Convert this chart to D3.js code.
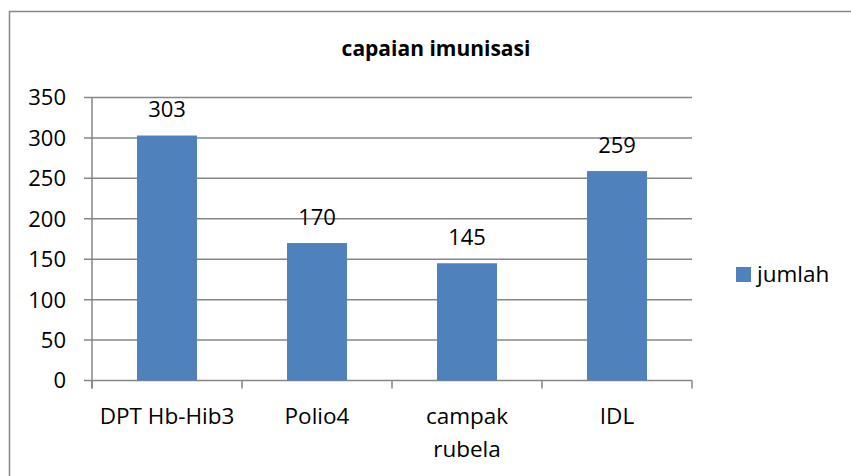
<!DOCTYPE html>
<html><head><meta charset="utf-8">
<script src="https://cdn.jsdelivr.net/npm/d3@7"></script>
<style>body{margin:0;background:#fff}svg{display:block}</style>
</head><body>
<svg id="c" width="851" height="476"></svg>
<script>
const categories = [["DPT Hb-Hib3"], ["Polio4"], ["campak", "rubela"], ["IDL"]];
const values = [303, 170, 145, 259];
const yTicks = [0, 50, 100, 150, 200, 250, 300, 350];
const seriesName = "jumlah";
const title = "capaian imunisasi";

(function () {
const svg = d3.select("#c");
const font = "'Open Sans', sans-serif";
const grid = "#868686";
const barColor = "#4f81bd";

svg.append("rect").attr("x", 9.5).attr("y", 11.5).attr("width", 860).attr("height", 480)
  .attr("fill", "none").attr("stroke", grid).attr("stroke-width", 1.5);

const pL = 92, pR = 692, pT = 97.5, pB = 380.5;
const x = d3.scaleBand().domain(d3.range(categories.length)).range([pL, pR]).paddingInner(0.6).paddingOuter(0.3);
const y = d3.scaleLinear().domain([0, 350]).range([pB, pT]);

svg.append("g").selectAll("line").data(yTicks).join("line")
  .attr("x1", pL - 8).attr("x2", pR).attr("y1", d => y(d)).attr("y2", d => y(d))
  .attr("stroke", grid).attr("stroke-width", 1.5);

svg.append("g").selectAll("rect").data(values).join("rect")
  .attr("x", (d, i) => x(i)).attr("width", x.bandwidth())
  .attr("y", d => y(d)).attr("height", d => y(0) - y(d)).attr("fill", barColor);

svg.append("line").attr("x1", pL).attr("x2", pL).attr("y1", pT).attr("y2", pB + 8)
  .attr("stroke", grid).attr("stroke-width", 1.5);
const xb = d3.scaleLinear().domain([0, categories.length]).range([pL, pR]);
svg.append("g").selectAll("line").data(d3.range(categories.length + 1)).join("line")
  .attr("x1", d => xb(d)).attr("x2", d => xb(d)).attr("y1", pB).attr("y2", pB + 8)
  .attr("stroke", grid).attr("stroke-width", 1.5);

svg.append("g").selectAll("text").data(yTicks).join("text")
  .attr("x", 66).attr("y", d => y(d)).attr("dy", "0.36em").attr("text-anchor", "end")
  .attr("font-family", font).attr("font-size", 22).attr("fill", "#000").text(d => d);

const cat = svg.append("g").selectAll("text").data(categories).join("text")
  .attr("x", (d, i) => x(i) + x.bandwidth() / 2).attr("y", 424).attr("text-anchor", "middle")
  .attr("font-family", font).attr("font-size", 22.5).attr("fill", "#000");
cat.selectAll("tspan").data(d => d).join("tspan")
  .attr("x", function () { return this.parentNode.getAttribute("x"); })
  .attr("dy", (d, j) => j === 0 ? 0 : 33).text(d => d);

svg.append("g").selectAll("text").data(values).join("text")
  .attr("x", (d, i) => x(i) + x.bandwidth() / 2).attr("y", d => y(d) - 18.5)
  .attr("text-anchor", "middle").attr("font-family", font).attr("font-size", 22)
  .attr("fill", "#000").text(d => d);

svg.append("text").attr("x", 436).attr("y", 56).attr("text-anchor", "middle")
  .attr("font-family", font).attr("font-size", 21).attr("font-weight", "bold").text(title);

svg.append("rect").attr("x", 736).attr("y", 267).attr("width", 15).attr("height", 15).attr("fill", barColor);
svg.append("text").attr("x", 757).attr("y", 282).attr("font-family", font).attr("font-size", 22.5).text(seriesName);
})();
</script>
</body></html>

▶ [Task instructions]: Your task is to reproduce all of the material exactly. The pictures stay out.

▶ [Reply to the task]:
Convert this chart to D3.js code.
<!DOCTYPE html>
<html><head><meta charset="utf-8">
<script src="https://cdn.jsdelivr.net/npm/d3@7"></script>
<style>body{margin:0;background:#fff}svg{display:block}</style>
</head><body>
<svg id="c" width="851" height="476"></svg>
<script>
const categories = [["DPT Hb-Hib3"], ["Polio4"], ["campak", "rubela"], ["IDL"]];
const values = [303, 170, 145, 259];
const yTicks = [0, 50, 100, 150, 200, 250, 300, 350];
const seriesName = "jumlah";
const title = "capaian imunisasi";

(function () {
const svg = d3.select("#c");
const font = "'Open Sans', sans-serif";
const grid = "#868686";
const barColor = "#4f81bd";

svg.append("rect").attr("x", 9.5).attr("y", 11.5).attr("width", 860).attr("height", 480)
  .attr("fill", "none").attr("stroke", grid).attr("stroke-width", 1.5);

const pL = 92, pR = 692, pT = 97.5, pB = 380.5;
const x = d3.scaleBand().domain(d3.range(categories.length)).range([pL, pR]).paddingInner(0.6).paddingOuter(0.3);
const y = d3.scaleLinear().domain([0, 350]).range([pB, pT]);

svg.append("g").selectAll("line").data(yTicks).join("line")
  .attr("x1", pL - 8).attr("x2", pR).attr("y1", d => y(d)).attr("y2", d => y(d))
  .attr("stroke", grid).attr("stroke-width", 1.5);

svg.append("g").selectAll("rect").data(values).join("rect")
  .attr("x", (d, i) => x(i)).attr("width", x.bandwidth())
  .attr("y", d => y(d)).attr("height", d => y(0) - y(d)).attr("fill", barColor);

svg.append("line").attr("x1", pL).attr("x2", pL).attr("y1", pT).attr("y2", pB + 8)
  .attr("stroke", grid).attr("stroke-width", 1.5);
const xb = d3.scaleLinear().domain([0, categories.length]).range([pL, pR]);
svg.append("g").selectAll("line").data(d3.range(categories.length + 1)).join("line")
  .attr("x1", d => xb(d)).attr("x2", d => xb(d)).attr("y1", pB).attr("y2", pB + 8)
  .attr("stroke", grid).attr("stroke-width", 1.5);

svg.append("g").selectAll("text").data(yTicks).join("text")
  .attr("x", 66).attr("y", d => y(d)).attr("dy", "0.36em").attr("text-anchor", "end")
  .attr("font-family", font).attr("font-size", 22).attr("fill", "#000").text(d => d);

const cat = svg.append("g").selectAll("text").data(categories).join("text")
  .attr("x", (d, i) => x(i) + x.bandwidth() / 2).attr("y", 424).attr("text-anchor", "middle")
  .attr("font-family", font).attr("font-size", 22.5).attr("fill", "#000");
cat.selectAll("tspan").data(d => d).join("tspan")
  .attr("x", function () { return this.parentNode.getAttribute("x"); })
  .attr("dy", (d, j) => j === 0 ? 0 : 33).text(d => d);

svg.append("g").selectAll("text").data(values).join("text")
  .attr("x", (d, i) => x(i) + x.bandwidth() / 2).attr("y", d => y(d) - 18.5)
  .attr("text-anchor", "middle").attr("font-family", font).attr("font-size", 22)
  .attr("fill", "#000").text(d => d);

svg.append("text").attr("x", 436).attr("y", 56).attr("text-anchor", "middle")
  .attr("font-family", font).attr("font-size", 21).attr("font-weight", "bold").text(title);

svg.append("rect").attr("x", 736).attr("y", 267).attr("width", 15).attr("height", 15).attr("fill", barColor);
svg.append("text").attr("x", 757).attr("y", 282).attr("font-family", font).attr("font-size", 22.5).text(seriesName);
})();
</script>
</body></html>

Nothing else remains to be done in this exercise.